Data Comparison#

diffly.compare_frames(
left: DataFrame | LazyFrame,
right: DataFrame | LazyFrame,
/,
*,
primary_key: str | Sequence[str] | None = None,
abs_tol: float | Mapping[str, float] = 1e-08,
rel_tol: float | Mapping[str, float] = 1e-05,
abs_tol_temporal: timedelta | Mapping[str, timedelta] = datetime.timedelta(0),
) DataFrameComparison[source]#

Compare two polars data frames.

Parameters:
  • left – The first data frame in the comparison.

  • right – The second data frame in the comparison.

  • primary_key – Primary key columns to use for joining the data frames. If not provided, comparisons based on joins will raise an error.

  • abs_tol – Absolute tolerance for comparing floating point types. If a Mapping is provided, it should map from column name to absolute tolerance for every column in the data frame (except the primary key).

  • rel_tol – Relative tolerance for comparing floating point types. If a Mapping is provided, it should map from column name to relative tolerance for every column in the data frame (except the primary key).

  • abs_tol_temporal – Absolute tolerance for comparing temporal types. If a Mapping is provided, it should map from column name to absolute temporal tolerance for every column in the data frame (except the primary key).

Returns:

A data frame comparison object that can be used to explore the differences of the provided data frames.

Note

The implementation of floating point equivalence mirrors the implementation of math.isclose().

class diffly.comparison.DataFrameComparison(
left: LazyFrame,
right: LazyFrame,
left_schema: Schema,
right_schema: Schema,
primary_key: list[str] | None,
_other_common_columns: list[str],
abs_tol_by_column: dict[str, float],
rel_tol_by_column: dict[str, float],
abs_tol_temporal_by_column: dict[str, timedelta],
)[source]#

Object representing a comparison between two polars data frames.

Note

Do not initialize this object directly. Instead, use compare_frames().

See also

Schema Comparison — inspect column names and data types via schemas.

DataFrameComparison.equal(*[, check_dtypes])

Whether the data frames are equal, independent of row and column order.
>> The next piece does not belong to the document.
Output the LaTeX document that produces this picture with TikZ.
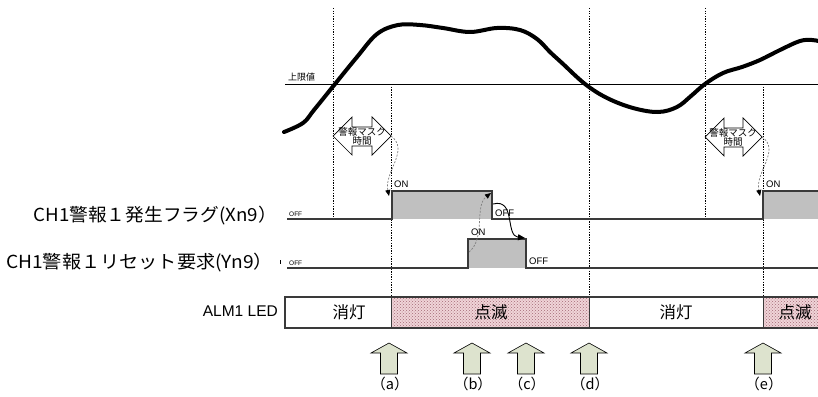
\documentclass[tikz,border=0pt]{standalone}
\usepackage{fontspec}
\setmainfont{Liberation Sans}
\newfontfamily\jp{Noto Sans CJK JP}
\usetikzlibrary{patterns,arrows.meta}
\definecolor{sig}{HTML}{3A3A3A}
\definecolor{sigfill}{HTML}{C0C0C0}
\definecolor{pinkbg}{HTML}{F0D4D8}
\definecolor{pinkdot}{HTML}{A46A76}
\definecolor{arrfill}{HTML}{DDE3CE}
\tikzset{
  vdot/.style={line width=0.9pt, dash pattern=on 1.3pt off 1.3pt, black},
  sigline/.style={line width=1.5pt, sig},
  siglabel/.style={font=\jp\fontsize{18}{19}\selectfont, anchor=east, inner sep=0pt},
  tiny/.style={font=\fontsize{6.5}{7}\selectfont, inner sep=0pt, anchor=south west},
  onoff/.style={font=\fontsize{9.5}{10}\selectfont, inner sep=0pt, anchor=west},
  ledtext/.style={font=\jp\fontsize{16.5}{17}\selectfont, inner sep=0pt},
  masktext/.style={font=\jp\fontsize{9.5}{10}\selectfont, inner sep=0pt, align=center},
  evlabel/.style={font=\jp\fontsize{14.5}{15}\selectfont, inner sep=0pt},
  grayarr/.style={gray, line width=0.7pt, dash pattern=on 2pt off 1.5pt, -{Triangle[length=6pt,width=5pt,black]}},
  blackarr/.style={black, line width=0.9pt, -{Triangle[length=7pt,width=6pt]}},
  blockarr/.style={draw=black, line width=0.6pt, fill=arrfill},
  maskarr/.style={draw=black, line width=0.7pt, fill=white},
}
\begin{document}
\begin{tikzpicture}[x=1pt,y=-1pt]
\useasboundingbox (0,0) rectangle (818,396);

% threshold
\draw[line width=1pt] (285,84) -- (818,84);
\node[font=\jp\fontsize{9}{10}\selectfont, inner sep=0pt, anchor=south west] (thr) at (288,81) {上限値};

% dotted verticals
\draw[vdot] (333,8) -- (333,220);
\draw[vdot] (391,84) -- (391,327);
\draw[vdot] (589,8) -- (589,327);
\draw[vdot] (705,8) -- (705,220);
\draw[vdot] (763,84) -- (763,327);

% measured curve
\draw[line width=4pt, line cap=round, line join=round] plot[smooth, tension=0.6] coordinates {
 (284,132) (303,123) (314,110) (335,84) (357,57) (377,34) (398,25) (420,25) (443,28) (470,32)
 (497,28) (520,30) (537,39) (550,52) (562,63) (585,84) (607,98) (633,108) (658,112) (677,107)
 (691,96) (705,84) (723,73) (742,67) (760,60) (780,50) (800,41) (812,40) (818,41)};

% mask arrows
\draw[maskarr] (333,136) -- (352,117) -- (352,127) -- (372,127) -- (372,117) -- (391,136)
   -- (372,155) -- (372,146) -- (352,146) -- (352,155) -- cycle;
\node[masktext] (mask1) at (362,136) {警報マスク\\[-1pt]時間};
\draw[maskarr] (705,137) -- (724,118) -- (724,128) -- (743,128) -- (743,118) -- (762,137)
   -- (743,156) -- (743,147) -- (724,147) -- (724,156) -- cycle;
\node[masktext] (mask2) at (733,137) {警報マスク\\[-1pt]時間};
\coordinate (m1r) at (391,136);
\coordinate (m2r) at (762,137);

% signal Xn9
\fill[sigfill] (392,191) rectangle (492,219);
\fill[sigfill] (763,191) rectangle (818,219);
\draw[sigline] (287,219) -- (392,219) -- (392,191) -- (492,191) -- (492,219) -- (763,219) -- (763,191) -- (818,191);
% signal Yn9
\fill[sigfill] (468,239) rectangle (526,268);
\draw[sigline] (287,268) -- (468,268) -- (468,239) -- (526,239) -- (526,268) -- (818,268);

\coordinate (xr1) at (389,196);
\coordinate (xf) at (491,193);
\coordinate (xfs) at (493,204);
\coordinate (yr) at (469,252);
\coordinate (yf) at (525,238);
\coordinate (xr2) at (760,196);

% labels
\node[siglabel] (lx) at (277,216) {\scalebox{1.04}[1]{CH1警報１発生フラグ(Xn9）}};
\node[siglabel] (ly) at (273,263) {\scalebox{1.065}[1]{CH1警報１リセット要求(Yn9）}};
\draw[line width=0.8pt] (280,260) -- (280,264);
\node[tiny] (off1) at (289,217) {OFF};
\node[tiny] (off2) at (289,266) {OFF};
\node[onoff] (on1) at (394,184) {ON};
\node[onoff] (of1) at (495,213) {OFF};
\node[onoff] (on2) at (471,232) {ON};
\node[onoff] (of2) at (529,261) {OFF};
\node[onoff] (on3) at (766,184) {ON};

% connectors
\draw[grayarr] (m1r) .. controls (410,150) and (384,172) .. (xr1);
\draw[grayarr] (yr) .. controls (486,238) and (474,206) .. (xf);
\draw[blackarr] (xfs) .. controls (516,198) and (505,236) .. (yf);
\draw[grayarr] (m2r) .. controls (781,150) and (755,172) .. (xr2);

% LED row
\node[font=\fontsize{15.5}{16}\selectfont, inner sep=0pt, anchor=east] (alm) at (278,311) {ALM1 LED};
\fill[pinkbg] (391,297) rectangle (589,328);
\fill[pinkbg] (763,297) rectangle (818,328);
\fill[pattern=crosshatch dots, pattern color=pinkdot] (391,297) rectangle (589,328);
\fill[pattern=crosshatch dots, pattern color=pinkdot] (763,297) rectangle (818,328);
\draw[line width=1.2pt, sig] (818,297) -- (285,297) -- (285,328) -- (818,328);
\draw[line width=1pt, sig] (589,297) -- (589,328);
\draw[line width=1pt, sig] (763,297) -- (763,328);
\draw[line width=1pt, sig] (391,297) -- (391,328);
\node[ledtext] (led1) at (349,312) {消灯};
\node[ledtext] (led2) at (491,312) {点滅};
\node[ledtext] (led3) at (676,312) {消灯};
\node[ledtext] (led4) at (795,312) {点滅};

% event arrows
\foreach \x/\t/\n in {389/a/ea, 472/b/eb, 526/c/ec, 589/d/ed, 763/e/ee} {
  \draw[blockarr] (\x-8.5,374) -- (\x-8.5,353) -- (\x-18,353) -- (\x,343) -- (\x+18,353) -- (\x+8.5,353) -- (\x+8.5,374) -- cycle;
  \node[evlabel] (\n) at (\x+1,384) {（\t）};
}
\end{tikzpicture}
\end{document}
DataFrameComparison.equal_num_rows()

Whether the number of rows in the left and right data frames are equal.

DataFrameComparison.joined(...)

The rows of both data frames that can be joined, regardless of whether column values match in columns which are not used for joining.

DataFrameComparison.joined_equal(...)

The rows of both data frames that can be joined and have matching values in in all columns in subset.

DataFrameComparison.joined_unequal(...)

The rows of both data frames that can be joined and have at least one mismatching value across any column in subset.

DataFrameComparison.num_rows_left()

Number of rows in the left data frame.

DataFrameComparison.num_rows_right()

Number of rows in the right data frame.

DataFrameComparison.num_rows_joined()

The number of rows that can be joined, regardless of whether column values match in columns which are not used for joining.

DataFrameComparison.num_rows_joined_equal(*subset)

The number of rows that can be joined and have matching values in all columns in subset.

DataFrameComparison.num_rows_joined_unequal(*subset)

The number of rows of both data frames that can be joined and have at least one mismatching value across any column in subset.

DataFrameComparison.left_only(...)

The rows in the left data frame which cannot be joined with a row in the right data frame.

DataFrameComparison.right_only(...)

The rows in the right data frame which cannot be joined with a row in the left data frame.

DataFrameComparison.num_rows_left_only()

The number of rows in the left data frame which cannot be joined with a row in the right data frame.

DataFrameComparison.num_rows_right_only()

The number of rows in the right data frame which cannot be joined with a row in the left data frame.

DataFrameComparison.fraction_same(...)

Compute the fraction of matching values.

DataFrameComparison.change_counts(...)

Get the changes of a column, sorted in descending order of frequency.